“This committee advises management make efforts to cut leverage given that the deterioration of the ratio places the company’s credit rating at risk,” the committee said, according to minutes of a Feb. 25 meeting released by Petrobras in a March 14 regulatory filing.
Petrobras sold the dollar bonds March 10 in the world’s biggest debt offering since September. The Rio de Janeiro-based company in January sold $5.1 billion of notes denominated in euros and pounds in the largest emerging market euro-offering since the currency was created, and in May raised $11 billion in a record-high emerging market corporate issuance.
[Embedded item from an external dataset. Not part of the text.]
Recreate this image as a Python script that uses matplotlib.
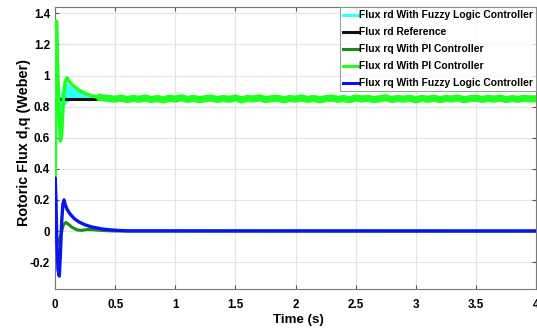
"""Rotor flux d/q response: fuzzy logic vs PI controller."""

import numpy as np
import matplotlib

matplotlib.use("Agg")
import matplotlib.pyplot as plt

plt.rcParams["font.family"] = ["Liberation Sans", "DejaVu Sans"]
plt.rcParams["font.weight"] = "bold"

# Flux rd with fuzzy logic controller: fast switching band (upper / lower envelope)
t_rd_fuzzy = [0.035, 0.045, 0.06, 0.08, 0.1, 0.13, 0.17, 0.22, 0.27, 0.32, 0.37, 0.42]
rd_fuzzy_hi = [0.85, 0.88, 0.93, 0.96, 0.95, 0.93, 0.91, 0.89, 0.875, 0.865, 0.858, 0.852]
rd_fuzzy_lo = [0.72, 0.76, 0.79, 0.81, 0.83, 0.84, 0.843, 0.846, 0.848, 0.85, 0.85, 0.85]

# Flux rd reference
t_ref = [0.0, 4.0]
rd_ref = [0.85, 0.85]

# Flux rq with PI controller
t_rq_pi = [0.0, 0.01, 0.02, 0.033, 0.05, 0.07, 0.09, 0.11, 0.14, 0.18, 0.22, 0.27, 0.32, 0.4, 0.5, 4.0]
rq_pi = [0.0, -0.03, -0.07, -0.08, -0.02, 0.04, 0.055, 0.045, 0.025, 0.008, 0.004, 0.01, 0.008, 0.003, 0.0, 0.0]

# Flux rd with PI controller: transient then noisy steady state
t_rd_pi = [0.0, 0.002, 0.012, 0.02, 0.03, 0.045, 0.055, 0.07, 0.085, 0.1, 0.12, 0.15, 0.2,
           0.25, 0.3, 0.35, 0.4, 0.45]
rd_pi = [0.0, 0.35, 1.35, 1.1, 0.85, 0.58, 0.62, 0.85, 0.96, 0.985, 0.96, 0.935, 0.905,
         0.885, 0.87, 0.862, 0.856, 0.852]
t_rd_pi_ss = np.linspace(0.5, 4.0, 71)
rd_pi_ss = [0.848, 0.855, 0.844, 0.853, 0.847, 0.856, 0.845, 0.852, 0.843, 0.854, 0.848, 0.857,
            0.846, 0.853, 0.844, 0.851, 0.855, 0.845, 0.852, 0.847, 0.856, 0.843, 0.853, 0.849,
            0.857, 0.845, 0.851, 0.854, 0.844, 0.852, 0.848, 0.856, 0.846, 0.853, 0.843, 0.851,
            0.855, 0.847, 0.852, 0.844, 0.856, 0.849, 0.853, 0.845, 0.851, 0.857, 0.846, 0.852,
            0.848, 0.854, 0.843, 0.853, 0.847, 0.855, 0.845, 0.852, 0.849, 0.856, 0.844, 0.851,
            0.854, 0.846, 0.853, 0.848, 0.855, 0.845, 0.852, 0.847, 0.854, 0.849, 0.851]

# Flux rq with fuzzy logic controller
t_rq_fuzzy = [0.0, 0.002, 0.008, 0.015, 0.025, 0.036, 0.045, 0.055, 0.065, 0.075, 0.085, 0.1,
              0.125, 0.16, 0.2, 0.25, 0.3, 0.4, 0.5, 0.6, 4.0]
rq_fuzzy = [0.0, 0.34, 0.2, -0.05, -0.25, -0.29, -0.15, 0.05, 0.17, 0.2, 0.17, 0.14,
            0.11, 0.08, 0.058, 0.04, 0.027, 0.012, 0.005, 0.001, 0.0]

fig = plt.figure(figsize=(5.37, 3.34), dpi=100)
ax = fig.add_axes([0.1024, 0.1347, 0.896, 0.844])

ax.fill_between(t_rd_fuzzy, rd_fuzzy_lo, rd_fuzzy_hi, color="#33ffff", lw=0,
                label="_nolegend_", zorder=2)
ax.plot([], [], color="#33ffff", lw=2, label="Flux rd With Fuzzy Logic Controller")
ax.plot(t_ref, rd_ref, color="#111111", lw=2.2, label="Flux rd Reference", zorder=3)
ax.plot(t_rq_pi, rq_pi, color="#1a8c1a", lw=2.2, label="Flux rq With PI Controller", zorder=3)
ax.plot(list(t_rd_pi) + list(t_rd_pi_ss), list(rd_pi) + rd_pi_ss, color="#22ff22", lw=2.6,
        zorder=4)
ax.plot(t_rd_pi[-3:] + list(t_rd_pi_ss), rd_pi[-3:] + rd_pi_ss, color="#22ff22", lw=5.2,
        solid_capstyle="butt", zorder=4)
ax.plot([], [], color="#22ff22", lw=2, label="Flux rd With PI Controller")
ax.plot(t_rq_fuzzy, rq_fuzzy, color="#0a14f0", lw=2.4, label="Flux rq With Fuzzy Logic Controller",
        zorder=5)

ax.set_xlim(0, 4)
ax.set_ylim(-0.373, 1.44)
ax.set_xticks(np.arange(0, 4.01, 0.5))
ax.set_xticklabels(["0", "0.5", "1", "1.5", "2", "2.5", "3", "3.5", "4"])
ax.set_yticks([-0.2, 0, 0.2, 0.4, 0.6, 0.8, 1.0, 1.2, 1.4])
ax.set_yticklabels(["-0.2", "0", "0.2", "0.4", "0.6", "0.8", "1", "1.2", "1.4"])
ax.tick_params(labelsize=8.4, direction="in", top=True, right=True, length=3, color="#555555")
ax.tick_params(axis="x", pad=7.5)
ax.tick_params(axis="y", pad=3.5)
ax.grid(True, color="#e4e4e4", lw=0.8)
for s in ax.spines.values():
    s.set_color("#777777")
    s.set_linewidth(0.8)

ax.set_xlabel("Time (s)", fontsize=9.6, fontweight="bold")
ax.xaxis.set_label_coords(0.506, -0.09)
ax.set_ylabel("Rotoric Flux d,q (Weber)", fontsize=10.4, fontweight="bold")
ax.yaxis.set_label_coords(-0.05, 0.52)

leg = ax.legend(loc="upper right", fontsize=7.4, frameon=True, fancybox=False,
                handlelength=1.45, handletextpad=0.12, borderpad=0.3, labelspacing=0.68,
                borderaxespad=0.0)
leg.get_frame().set_edgecolor("#888888")
leg.get_frame().set_linewidth(0.8)
for txt in leg.get_texts():
    txt.set_fontweight("bold")
for line in leg.get_lines():
    line.set_linewidth(2.2)

fig.savefig("out.png", dpi=100)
Petrobras’s debt was 268 billion reais ($114 billion) at the end of 2013, a more than fourfold increase in five years as it boosts spending to more than double output by 2020, according to data compiled by Bloomberg. Its ratio of debt to earnings before interest, taxes, depreciation and amortization surpassed 3.5 last year, missing the target of 2.5, the audit committee said.
Moody’s Investors Service and Standard & Poor’s have negative rating outlooks on Petrobras. S&P rates the oil producer BBB, two levels above investment grade, while Moody’s has it at Baa1, or three levels above investment grade.
The state-controlled company last month said it would use debt to fund spending of $221 billion through 2018.
The audit committee “recommendation is entirely appropriate, but it’s easier said than done,” Pavel Molchanov, an analyst at Raymond James & Associates Inc., said in an e-mailed response to questions. “There is no escaping the fact that leverage metrics are set to continue to rise for the foreseeable future.”
Chief Executive Officer Maria das Gracas Foster said there is no incongruity in the audit committee’s advice and the company’s fund-raising strategies.
“It’s in line with what the board wants; that is, to lower leverage within 24 months,” Foster told reporters at a conference in Rio de Janeiro today.
Petrobras, which doesn’t expect to generate positive cash flow until 2016, has been struggling with weak results since the government started using it in 2011 to subsidize domestic fuel prices by importing gasoline and diesel at a loss. The government owns a majority of the company’s voting shares.
The company’s net income dropped to 6.28 billion reais, or 48 centavos a share, from 7.75 billion reais, or 59 centavos, a year earlier. The company’s five-year business plan calls for $12.1 billion in yearly borrowing on average.